(Records with drawing code)
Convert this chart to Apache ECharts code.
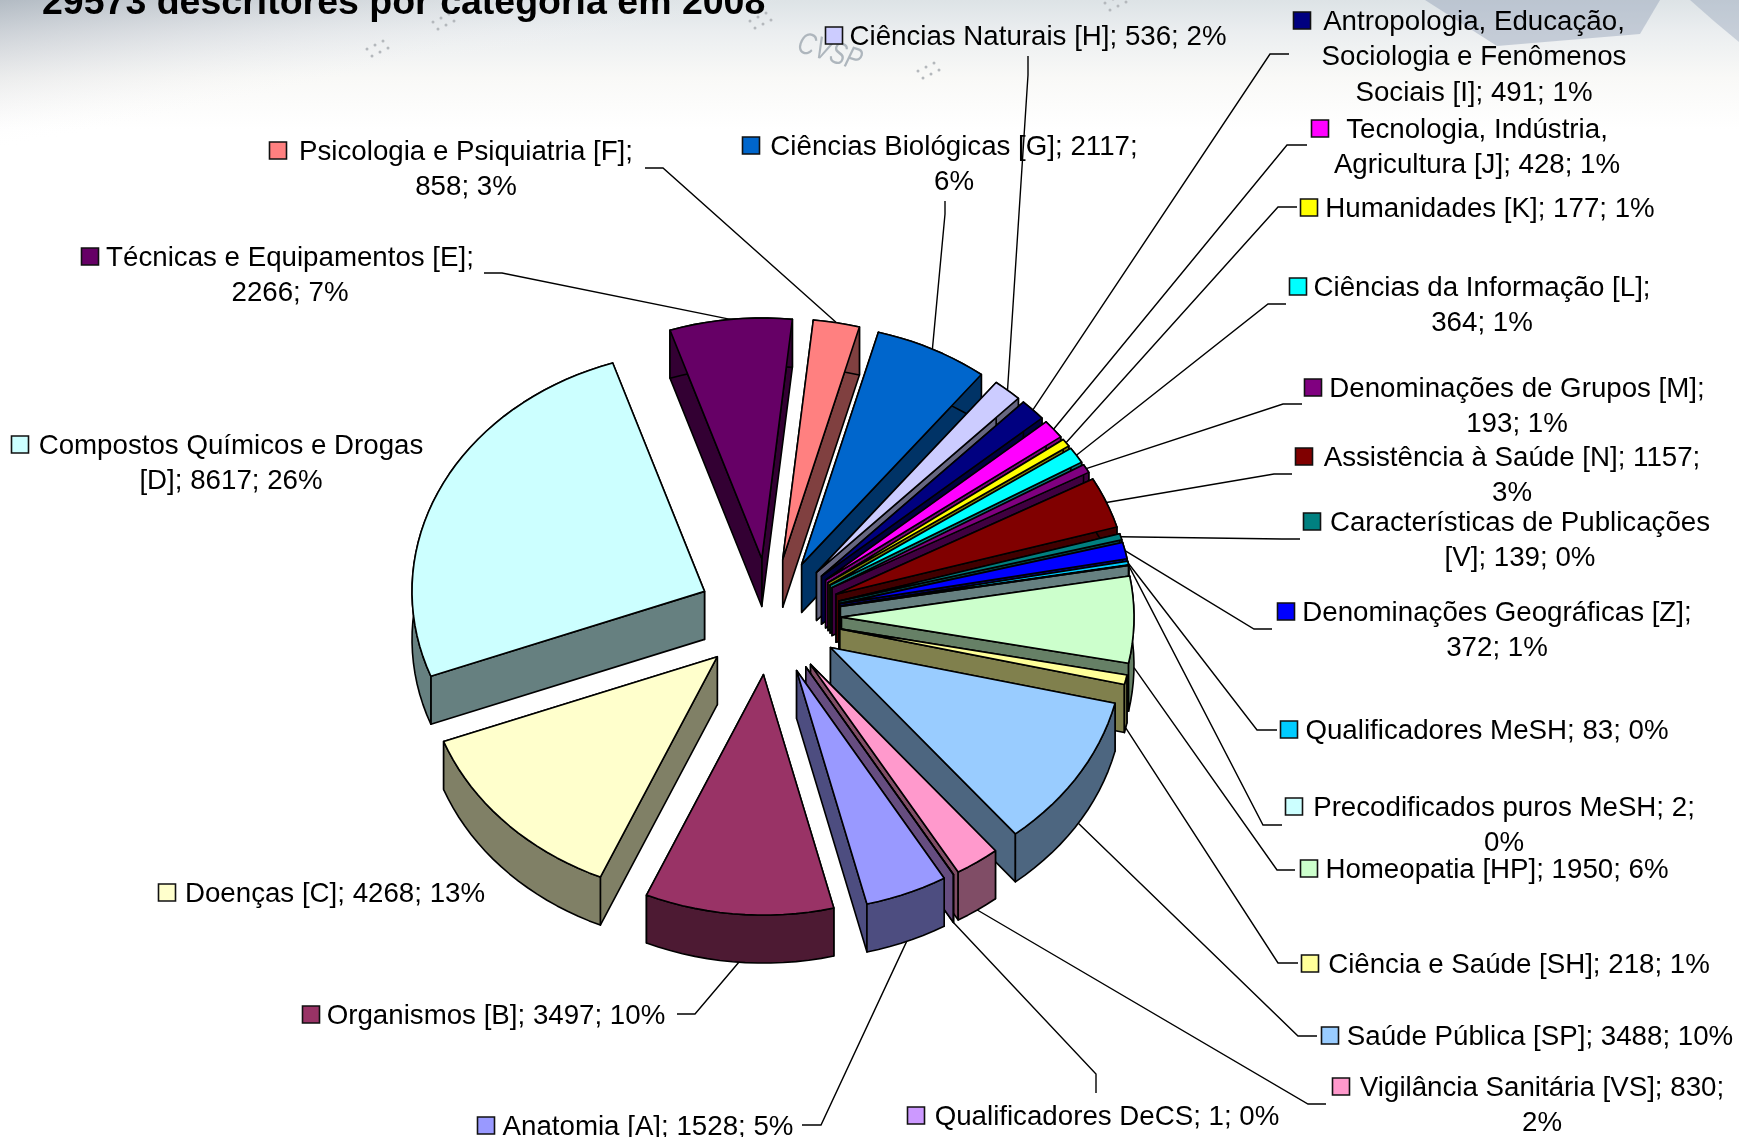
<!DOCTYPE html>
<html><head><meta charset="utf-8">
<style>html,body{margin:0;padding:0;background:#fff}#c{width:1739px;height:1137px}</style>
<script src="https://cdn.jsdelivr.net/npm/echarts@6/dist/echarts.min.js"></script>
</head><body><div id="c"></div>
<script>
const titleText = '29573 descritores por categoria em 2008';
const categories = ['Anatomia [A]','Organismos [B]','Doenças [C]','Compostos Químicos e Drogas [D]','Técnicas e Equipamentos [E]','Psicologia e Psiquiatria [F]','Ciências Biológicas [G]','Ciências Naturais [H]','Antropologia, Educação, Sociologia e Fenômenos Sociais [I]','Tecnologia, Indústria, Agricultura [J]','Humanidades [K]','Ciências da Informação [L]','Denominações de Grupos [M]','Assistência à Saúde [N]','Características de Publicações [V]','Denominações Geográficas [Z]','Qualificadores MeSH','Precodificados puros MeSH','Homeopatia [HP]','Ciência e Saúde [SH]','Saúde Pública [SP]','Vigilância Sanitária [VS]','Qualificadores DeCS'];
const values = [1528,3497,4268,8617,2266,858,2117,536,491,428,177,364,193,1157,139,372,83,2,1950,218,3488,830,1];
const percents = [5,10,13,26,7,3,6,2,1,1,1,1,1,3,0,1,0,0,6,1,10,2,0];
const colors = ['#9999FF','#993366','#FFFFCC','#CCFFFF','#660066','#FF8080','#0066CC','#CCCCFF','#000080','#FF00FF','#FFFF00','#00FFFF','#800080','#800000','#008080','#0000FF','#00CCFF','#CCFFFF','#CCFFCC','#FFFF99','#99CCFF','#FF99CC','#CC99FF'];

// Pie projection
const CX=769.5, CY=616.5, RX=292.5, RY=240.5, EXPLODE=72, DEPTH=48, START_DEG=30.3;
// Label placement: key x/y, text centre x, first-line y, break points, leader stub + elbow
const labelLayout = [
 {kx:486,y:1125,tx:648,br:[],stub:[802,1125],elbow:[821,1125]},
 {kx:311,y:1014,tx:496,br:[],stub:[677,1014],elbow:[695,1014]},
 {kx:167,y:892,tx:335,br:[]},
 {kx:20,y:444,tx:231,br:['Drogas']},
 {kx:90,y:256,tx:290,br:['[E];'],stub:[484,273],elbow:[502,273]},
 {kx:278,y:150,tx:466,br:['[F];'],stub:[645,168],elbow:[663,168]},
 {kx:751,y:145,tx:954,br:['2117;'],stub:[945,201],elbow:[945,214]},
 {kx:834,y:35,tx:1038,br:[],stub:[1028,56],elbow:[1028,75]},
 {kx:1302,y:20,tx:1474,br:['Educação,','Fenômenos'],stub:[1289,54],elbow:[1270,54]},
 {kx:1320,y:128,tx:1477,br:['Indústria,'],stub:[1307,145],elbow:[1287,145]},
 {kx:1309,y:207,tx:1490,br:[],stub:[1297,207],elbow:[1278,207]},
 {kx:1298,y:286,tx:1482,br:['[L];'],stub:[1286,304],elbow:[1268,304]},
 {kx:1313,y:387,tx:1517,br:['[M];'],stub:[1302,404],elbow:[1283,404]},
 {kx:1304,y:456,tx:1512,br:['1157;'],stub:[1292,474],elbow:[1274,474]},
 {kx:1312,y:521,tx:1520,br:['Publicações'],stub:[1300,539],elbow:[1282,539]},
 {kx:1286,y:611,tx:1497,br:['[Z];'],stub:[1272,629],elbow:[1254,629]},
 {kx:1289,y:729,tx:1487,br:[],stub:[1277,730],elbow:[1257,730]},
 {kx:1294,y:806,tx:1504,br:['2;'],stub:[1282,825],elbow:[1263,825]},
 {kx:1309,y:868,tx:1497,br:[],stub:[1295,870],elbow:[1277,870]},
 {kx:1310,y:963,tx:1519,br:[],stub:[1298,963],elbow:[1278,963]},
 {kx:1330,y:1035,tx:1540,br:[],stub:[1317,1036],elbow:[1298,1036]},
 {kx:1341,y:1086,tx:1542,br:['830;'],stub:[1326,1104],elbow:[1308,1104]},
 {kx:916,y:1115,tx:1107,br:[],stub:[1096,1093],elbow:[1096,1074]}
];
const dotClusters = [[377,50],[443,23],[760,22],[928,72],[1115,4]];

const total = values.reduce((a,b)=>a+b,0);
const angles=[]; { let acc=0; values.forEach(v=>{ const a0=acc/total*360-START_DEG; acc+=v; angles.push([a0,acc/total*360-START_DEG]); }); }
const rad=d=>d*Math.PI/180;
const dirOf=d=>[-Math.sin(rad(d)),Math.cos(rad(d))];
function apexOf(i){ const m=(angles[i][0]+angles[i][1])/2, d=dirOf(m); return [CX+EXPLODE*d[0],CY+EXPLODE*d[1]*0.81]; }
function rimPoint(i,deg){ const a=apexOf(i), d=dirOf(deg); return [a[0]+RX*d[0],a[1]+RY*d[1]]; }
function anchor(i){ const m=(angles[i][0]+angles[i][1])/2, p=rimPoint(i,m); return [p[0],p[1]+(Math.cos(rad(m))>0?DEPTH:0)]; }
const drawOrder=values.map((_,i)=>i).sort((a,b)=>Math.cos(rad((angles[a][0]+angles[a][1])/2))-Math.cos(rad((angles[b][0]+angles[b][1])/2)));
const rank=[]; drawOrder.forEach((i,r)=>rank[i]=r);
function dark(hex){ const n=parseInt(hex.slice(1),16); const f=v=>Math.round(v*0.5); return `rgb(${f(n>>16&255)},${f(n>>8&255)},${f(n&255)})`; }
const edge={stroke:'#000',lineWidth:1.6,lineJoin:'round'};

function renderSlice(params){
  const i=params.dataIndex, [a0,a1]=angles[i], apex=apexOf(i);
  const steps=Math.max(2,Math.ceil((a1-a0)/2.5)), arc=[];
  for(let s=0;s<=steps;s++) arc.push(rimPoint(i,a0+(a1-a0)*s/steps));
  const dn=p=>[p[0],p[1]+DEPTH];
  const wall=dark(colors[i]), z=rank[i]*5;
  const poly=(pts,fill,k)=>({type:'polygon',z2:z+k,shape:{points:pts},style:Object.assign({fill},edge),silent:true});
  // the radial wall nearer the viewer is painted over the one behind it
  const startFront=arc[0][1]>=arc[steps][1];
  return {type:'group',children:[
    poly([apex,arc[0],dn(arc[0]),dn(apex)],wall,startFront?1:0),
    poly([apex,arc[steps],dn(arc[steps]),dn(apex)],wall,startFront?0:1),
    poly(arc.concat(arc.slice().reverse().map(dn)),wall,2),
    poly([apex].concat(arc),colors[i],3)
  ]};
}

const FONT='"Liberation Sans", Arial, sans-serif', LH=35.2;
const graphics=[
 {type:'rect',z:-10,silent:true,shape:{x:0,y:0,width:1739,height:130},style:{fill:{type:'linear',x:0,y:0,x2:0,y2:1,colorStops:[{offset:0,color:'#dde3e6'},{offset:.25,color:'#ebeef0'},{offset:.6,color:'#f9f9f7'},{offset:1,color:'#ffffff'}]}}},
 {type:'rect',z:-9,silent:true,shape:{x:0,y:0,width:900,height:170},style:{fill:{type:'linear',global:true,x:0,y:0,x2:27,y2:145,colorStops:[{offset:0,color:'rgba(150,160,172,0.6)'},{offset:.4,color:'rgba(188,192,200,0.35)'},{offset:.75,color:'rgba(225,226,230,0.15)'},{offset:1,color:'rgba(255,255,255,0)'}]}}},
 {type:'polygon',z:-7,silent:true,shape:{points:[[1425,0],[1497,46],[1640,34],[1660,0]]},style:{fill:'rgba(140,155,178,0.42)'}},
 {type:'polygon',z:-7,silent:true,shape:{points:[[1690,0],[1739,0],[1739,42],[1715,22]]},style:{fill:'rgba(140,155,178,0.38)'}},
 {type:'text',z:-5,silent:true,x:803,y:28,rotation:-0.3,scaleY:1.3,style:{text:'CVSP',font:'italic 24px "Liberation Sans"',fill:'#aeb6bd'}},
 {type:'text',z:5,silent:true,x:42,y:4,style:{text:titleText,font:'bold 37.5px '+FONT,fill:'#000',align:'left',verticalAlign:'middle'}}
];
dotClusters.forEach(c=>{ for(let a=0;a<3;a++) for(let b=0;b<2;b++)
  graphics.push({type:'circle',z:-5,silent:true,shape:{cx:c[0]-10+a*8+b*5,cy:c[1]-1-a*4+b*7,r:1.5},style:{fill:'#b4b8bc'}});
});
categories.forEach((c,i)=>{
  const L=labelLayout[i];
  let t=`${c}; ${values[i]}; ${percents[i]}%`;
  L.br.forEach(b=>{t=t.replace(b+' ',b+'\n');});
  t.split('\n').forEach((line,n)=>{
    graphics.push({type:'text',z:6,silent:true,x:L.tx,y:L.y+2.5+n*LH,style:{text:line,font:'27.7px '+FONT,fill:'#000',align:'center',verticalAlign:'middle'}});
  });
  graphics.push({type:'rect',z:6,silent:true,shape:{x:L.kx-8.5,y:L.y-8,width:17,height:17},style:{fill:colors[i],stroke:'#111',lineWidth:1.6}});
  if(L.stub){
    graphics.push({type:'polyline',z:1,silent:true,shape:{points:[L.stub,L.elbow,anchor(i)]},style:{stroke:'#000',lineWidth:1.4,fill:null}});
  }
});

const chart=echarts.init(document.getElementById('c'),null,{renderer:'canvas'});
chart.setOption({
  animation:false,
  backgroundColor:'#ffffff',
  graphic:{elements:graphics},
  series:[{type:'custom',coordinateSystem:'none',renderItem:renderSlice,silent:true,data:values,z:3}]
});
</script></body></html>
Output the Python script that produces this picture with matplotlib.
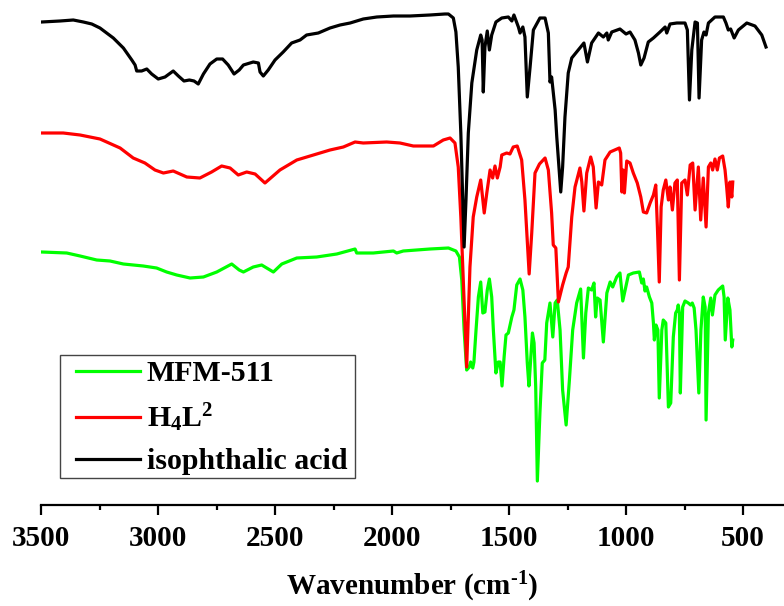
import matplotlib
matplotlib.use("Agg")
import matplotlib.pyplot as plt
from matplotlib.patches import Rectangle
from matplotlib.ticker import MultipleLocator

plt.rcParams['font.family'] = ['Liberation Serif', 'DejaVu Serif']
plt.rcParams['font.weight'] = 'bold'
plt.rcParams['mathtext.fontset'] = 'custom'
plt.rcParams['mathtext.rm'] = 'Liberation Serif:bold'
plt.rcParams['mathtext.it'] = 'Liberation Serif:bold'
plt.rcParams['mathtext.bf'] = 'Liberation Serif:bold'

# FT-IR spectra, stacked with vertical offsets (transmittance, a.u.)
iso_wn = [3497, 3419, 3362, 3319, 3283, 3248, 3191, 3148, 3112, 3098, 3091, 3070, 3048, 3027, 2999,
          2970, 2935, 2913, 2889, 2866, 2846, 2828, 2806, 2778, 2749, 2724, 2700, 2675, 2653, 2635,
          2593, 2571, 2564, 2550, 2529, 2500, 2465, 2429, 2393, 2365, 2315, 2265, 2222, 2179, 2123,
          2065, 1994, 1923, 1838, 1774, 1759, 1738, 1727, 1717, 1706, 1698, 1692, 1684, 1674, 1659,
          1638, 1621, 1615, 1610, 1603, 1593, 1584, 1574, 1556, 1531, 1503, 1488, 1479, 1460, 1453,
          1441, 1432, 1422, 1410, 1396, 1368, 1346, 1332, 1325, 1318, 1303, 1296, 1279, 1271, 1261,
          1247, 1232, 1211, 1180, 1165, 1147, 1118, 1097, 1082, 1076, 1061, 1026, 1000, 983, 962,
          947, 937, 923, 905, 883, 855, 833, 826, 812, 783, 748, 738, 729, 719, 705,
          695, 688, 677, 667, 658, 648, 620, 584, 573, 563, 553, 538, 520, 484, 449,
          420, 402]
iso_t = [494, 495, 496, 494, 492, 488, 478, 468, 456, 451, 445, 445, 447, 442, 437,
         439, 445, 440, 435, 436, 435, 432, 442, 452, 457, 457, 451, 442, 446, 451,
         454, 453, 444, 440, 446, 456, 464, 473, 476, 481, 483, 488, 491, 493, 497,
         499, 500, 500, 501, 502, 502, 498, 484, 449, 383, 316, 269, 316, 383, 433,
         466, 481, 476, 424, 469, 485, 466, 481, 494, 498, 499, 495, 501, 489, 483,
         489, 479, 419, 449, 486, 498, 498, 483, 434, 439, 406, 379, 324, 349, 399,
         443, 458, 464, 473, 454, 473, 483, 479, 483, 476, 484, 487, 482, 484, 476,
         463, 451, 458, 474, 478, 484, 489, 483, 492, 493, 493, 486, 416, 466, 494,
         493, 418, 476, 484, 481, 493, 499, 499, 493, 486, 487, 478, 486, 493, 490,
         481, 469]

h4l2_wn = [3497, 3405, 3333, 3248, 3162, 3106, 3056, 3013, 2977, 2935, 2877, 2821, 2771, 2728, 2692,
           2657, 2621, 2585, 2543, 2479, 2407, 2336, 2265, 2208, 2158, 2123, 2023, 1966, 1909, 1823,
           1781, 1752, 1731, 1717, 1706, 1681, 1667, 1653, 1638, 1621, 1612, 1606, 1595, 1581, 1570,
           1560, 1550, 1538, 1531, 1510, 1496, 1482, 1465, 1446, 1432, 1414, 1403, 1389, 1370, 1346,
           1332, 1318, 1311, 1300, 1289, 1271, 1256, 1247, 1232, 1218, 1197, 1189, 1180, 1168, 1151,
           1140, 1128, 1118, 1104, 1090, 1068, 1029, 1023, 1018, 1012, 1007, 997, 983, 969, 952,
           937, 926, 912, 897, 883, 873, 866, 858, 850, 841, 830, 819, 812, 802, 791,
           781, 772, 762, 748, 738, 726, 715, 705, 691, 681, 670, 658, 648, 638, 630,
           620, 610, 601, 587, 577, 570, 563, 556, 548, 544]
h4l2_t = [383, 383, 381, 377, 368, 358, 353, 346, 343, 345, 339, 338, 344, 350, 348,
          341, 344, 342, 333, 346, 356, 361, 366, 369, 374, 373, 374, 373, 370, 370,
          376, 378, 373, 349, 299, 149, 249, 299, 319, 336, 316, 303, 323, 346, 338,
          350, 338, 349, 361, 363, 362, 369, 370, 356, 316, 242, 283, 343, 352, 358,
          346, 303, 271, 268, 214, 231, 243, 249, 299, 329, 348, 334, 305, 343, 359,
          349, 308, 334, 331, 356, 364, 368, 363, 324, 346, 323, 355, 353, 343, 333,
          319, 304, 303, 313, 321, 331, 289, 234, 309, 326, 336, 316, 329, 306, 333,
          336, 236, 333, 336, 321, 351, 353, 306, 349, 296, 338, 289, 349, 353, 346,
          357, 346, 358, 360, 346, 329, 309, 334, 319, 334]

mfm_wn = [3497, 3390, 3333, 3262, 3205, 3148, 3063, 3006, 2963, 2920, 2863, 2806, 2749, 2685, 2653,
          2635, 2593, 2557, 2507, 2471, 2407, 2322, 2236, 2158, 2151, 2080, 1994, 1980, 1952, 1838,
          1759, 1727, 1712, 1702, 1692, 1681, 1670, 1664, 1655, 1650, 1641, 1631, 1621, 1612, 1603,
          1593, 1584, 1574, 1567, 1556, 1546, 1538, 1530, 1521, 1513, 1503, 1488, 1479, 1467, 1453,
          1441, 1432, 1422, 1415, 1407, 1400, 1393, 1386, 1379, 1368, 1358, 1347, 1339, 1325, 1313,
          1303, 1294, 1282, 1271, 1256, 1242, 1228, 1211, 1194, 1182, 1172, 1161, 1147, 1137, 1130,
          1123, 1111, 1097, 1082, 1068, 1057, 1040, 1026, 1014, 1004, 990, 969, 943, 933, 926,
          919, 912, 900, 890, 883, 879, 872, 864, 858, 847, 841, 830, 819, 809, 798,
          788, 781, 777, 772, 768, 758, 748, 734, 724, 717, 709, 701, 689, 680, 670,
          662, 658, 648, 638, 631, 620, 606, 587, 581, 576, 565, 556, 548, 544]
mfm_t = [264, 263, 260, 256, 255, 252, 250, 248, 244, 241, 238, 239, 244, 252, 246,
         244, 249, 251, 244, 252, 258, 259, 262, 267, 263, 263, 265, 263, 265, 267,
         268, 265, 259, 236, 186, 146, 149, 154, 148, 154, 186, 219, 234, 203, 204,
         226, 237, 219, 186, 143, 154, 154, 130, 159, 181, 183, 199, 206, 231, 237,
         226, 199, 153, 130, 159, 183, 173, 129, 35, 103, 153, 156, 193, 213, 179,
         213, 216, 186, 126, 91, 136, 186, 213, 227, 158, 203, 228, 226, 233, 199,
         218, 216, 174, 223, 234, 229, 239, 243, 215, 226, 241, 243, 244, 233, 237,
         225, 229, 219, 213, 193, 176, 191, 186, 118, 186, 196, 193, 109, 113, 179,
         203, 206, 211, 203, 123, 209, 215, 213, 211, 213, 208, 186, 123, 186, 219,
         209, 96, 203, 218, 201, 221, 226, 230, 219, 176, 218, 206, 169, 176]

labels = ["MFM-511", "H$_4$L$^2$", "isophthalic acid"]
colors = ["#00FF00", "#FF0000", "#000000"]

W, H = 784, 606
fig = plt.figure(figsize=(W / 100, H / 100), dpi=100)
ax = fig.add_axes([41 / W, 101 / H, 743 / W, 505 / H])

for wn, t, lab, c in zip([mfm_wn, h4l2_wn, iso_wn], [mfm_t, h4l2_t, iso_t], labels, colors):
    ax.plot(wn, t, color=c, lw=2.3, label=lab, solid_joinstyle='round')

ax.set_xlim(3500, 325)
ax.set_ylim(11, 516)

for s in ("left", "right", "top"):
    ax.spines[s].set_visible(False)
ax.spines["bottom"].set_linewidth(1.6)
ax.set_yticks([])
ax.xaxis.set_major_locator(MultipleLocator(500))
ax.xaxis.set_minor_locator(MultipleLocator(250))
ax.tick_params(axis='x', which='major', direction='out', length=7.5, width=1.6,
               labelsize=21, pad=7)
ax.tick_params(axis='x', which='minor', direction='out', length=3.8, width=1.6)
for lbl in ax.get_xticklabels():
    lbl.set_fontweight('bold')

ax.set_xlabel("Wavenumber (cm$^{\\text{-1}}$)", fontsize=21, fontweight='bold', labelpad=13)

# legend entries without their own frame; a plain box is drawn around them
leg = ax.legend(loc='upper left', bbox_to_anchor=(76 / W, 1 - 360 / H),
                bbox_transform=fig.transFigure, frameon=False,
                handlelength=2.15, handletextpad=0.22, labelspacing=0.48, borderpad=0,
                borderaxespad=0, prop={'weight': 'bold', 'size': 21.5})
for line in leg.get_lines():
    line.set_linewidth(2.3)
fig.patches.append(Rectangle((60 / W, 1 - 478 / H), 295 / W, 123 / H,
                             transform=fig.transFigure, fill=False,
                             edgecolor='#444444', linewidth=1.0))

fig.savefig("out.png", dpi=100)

STATED PROBLEM:
Write out, exactly and with nothing added, everything from the line with "Output the Python" down to the line with "plt.rcParams['mathtext.bf'] = 'Liberation", both included. Drop any pictures.

CORRECT RESULT:
Output the Python script that produces this picture with matplotlib.
import matplotlib
matplotlib.use("Agg")
import matplotlib.pyplot as plt
from matplotlib.patches import Rectangle
from matplotlib.ticker import MultipleLocator

plt.rcParams['font.family'] = ['Liberation Serif', 'DejaVu Serif']
plt.rcParams['font.weight'] = 'bold'
plt.rcParams['mathtext.fontset'] = 'custom'
plt.rcParams['mathtext.rm'] = 'Liberation Serif:bold'
plt.rcParams['mathtext.it'] = 'Liberation Serif:bold'
plt.rcParams['mathtext.bf'] = 'Liberation Serif:bold'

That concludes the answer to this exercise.